— Job —
Repeat the lines below exactly as they appear, but leave out the images.

— Given material —
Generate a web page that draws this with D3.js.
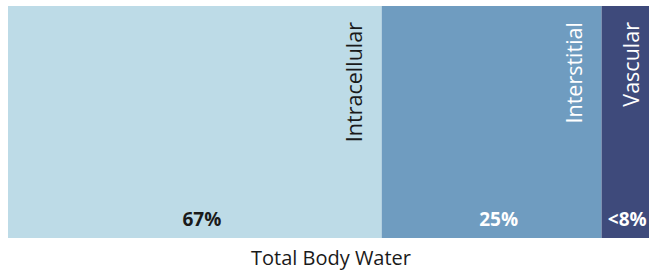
<!DOCTYPE html>
<html>
<head>
<meta charset="utf-8">
<script src="https://cdn.jsdelivr.net/npm/d3@7"></script>
<style>
  body { margin: 0; background: #fff; }
  text { font-family: "Open Sans", sans-serif; }
</style>
</head>
<body>
<div id="chart"></div>
<script>
// compartments of total body water
const compartments = ["Intracellular", "Interstitial", "Vascular"];
// bar widths as drawn in the picture (share of the bar)
const shares = [58.3, 34.3, 7.4];
const pctLabels = ["67%", "25%", "<8%"];
const fills = ["#bddbe7", "#6f9cc0", "#3e4a7b"];
const inkColors = ["#1a1a1a", "#ffffff", "#ffffff"];

const width = 649, height = 272;
const margin = {top: 6, right: 0, bottom: 34, left: 8};

const svg = d3.select("#chart").append("svg")
    .attr("width", width)
    .attr("height", height);

let acc = 0;
const segs = compartments.map((name, i) => {
    const s = {name: name, x0: acc, x1: acc + shares[i], pct: pctLabels[i], fill: fills[i], ink: inkColors[i]};
    acc += shares[i];
    return s;
});

const x = d3.scaleLinear()
    .domain([0, d3.sum(shares)])
    .range([margin.left, width - margin.right]);

const y0 = margin.top, y1 = height - margin.bottom;

const g = svg.append("g");

g.selectAll("rect.seg")
    .data(segs)
    .join("rect")
    .attr("class", "seg")
    .attr("x", d => x(d.x0))
    .attr("y", y0)
    .attr("width", d => x(d.x1) - x(d.x0))
    .attr("height", y1 - y0)
    .attr("fill", d => d.fill);

// vertical names, reading upward, near the right edge of each segment
g.selectAll("text.name")
    .data(segs)
    .join("text")
    .attr("class", "name")
    .attr("transform", d => {
        const w = x(d.x1) - x(d.x0);
        const bx = w > 100 ? x(d.x1) - 20 : x(d.x1) - 10;
        return "translate(" + bx + "," + (y0 + 16) + ") rotate(-90)";
    })
    .attr("text-anchor", "end")
    .attr("font-size", 21.5)
    .attr("fill", d => d.ink)
    .text(d => d.name);

// percentages at the bottom
g.selectAll("text.pct")
    .data(segs)
    .join("text")
    .attr("class", "pct")
    .attr("x", d => {
        const w = x(d.x1) - x(d.x0);
        return (x(d.x0) + x(d.x1)) / 2 + (w > 100 ? 7 : 2);
    })
    .attr("y", y1 - 12)
    .attr("text-anchor", "middle")
    .attr("font-size", 19)
    .attr("font-weight", "bold")
    .attr("fill", d => d.ink)
    .text(d => d.pct);

svg.append("text")
    .attr("x", 331)
    .attr("y", 265)
    .attr("text-anchor", "middle")
    .attr("font-size", 20)
    .attr("fill", "#1a1a1a")
    .text("Total Body Water");
</script>
</body>
</html>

— Result of the task —
Generate a web page that draws this with D3.js.
<!DOCTYPE html>
<html>
<head>
<meta charset="utf-8">
<script src="https://cdn.jsdelivr.net/npm/d3@7"></script>
<style>
  body { margin: 0; background: #fff; }
  text { font-family: "Open Sans", sans-serif; }
</style>
</head>
<body>
<div id="chart"></div>
<script>
// compartments of total body water
const compartments = ["Intracellular", "Interstitial", "Vascular"];
// bar widths as drawn in the picture (share of the bar)
const shares = [58.3, 34.3, 7.4];
const pctLabels = ["67%", "25%", "<8%"];
const fills = ["#bddbe7", "#6f9cc0", "#3e4a7b"];
const inkColors = ["#1a1a1a", "#ffffff", "#ffffff"];

const width = 649, height = 272;
const margin = {top: 6, right: 0, bottom: 34, left: 8};

const svg = d3.select("#chart").append("svg")
    .attr("width", width)
    .attr("height", height);

let acc = 0;
const segs = compartments.map((name, i) => {
    const s = {name: name, x0: acc, x1: acc + shares[i], pct: pctLabels[i], fill: fills[i], ink: inkColors[i]};
    acc += shares[i];
    return s;
});

const x = d3.scaleLinear()
    .domain([0, d3.sum(shares)])
    .range([margin.left, width - margin.right]);

const y0 = margin.top, y1 = height - margin.bottom;

const g = svg.append("g");

g.selectAll("rect.seg")
    .data(segs)
    .join("rect")
    .attr("class", "seg")
    .attr("x", d => x(d.x0))
    .attr("y", y0)
    .attr("width", d => x(d.x1) - x(d.x0))
    .attr("height", y1 - y0)
    .attr("fill", d => d.fill);

// vertical names, reading upward, near the right edge of each segment
g.selectAll("text.name")
    .data(segs)
    .join("text")
    .attr("class", "name")
    .attr("transform", d => {
        const w = x(d.x1) - x(d.x0);
        const bx = w > 100 ? x(d.x1) - 20 : x(d.x1) - 10;
        return "translate(" + bx + "," + (y0 + 16) + ") rotate(-90)";
    })
    .attr("text-anchor", "end")
    .attr("font-size", 21.5)
    .attr("fill", d => d.ink)
    .text(d => d.name);

// percentages at the bottom
g.selectAll("text.pct")
    .data(segs)
    .join("text")
    .attr("class", "pct")
    .attr("x", d => {
        const w = x(d.x1) - x(d.x0);
        return (x(d.x0) + x(d.x1)) / 2 + (w > 100 ? 7 : 2);
    })
    .attr("y", y1 - 12)
    .attr("text-anchor", "middle")
    .attr("font-size", 19)
    .attr("font-weight", "bold")
    .attr("fill", d => d.ink)
    .text(d => d.pct);

svg.append("text")
    .attr("x", 331)
    .attr("y", 265)
    .attr("text-anchor", "middle")
    .attr("font-size", 20)
    .attr("fill", "#1a1a1a")
    .text("Total Body Water");
</script>
</body>
</html>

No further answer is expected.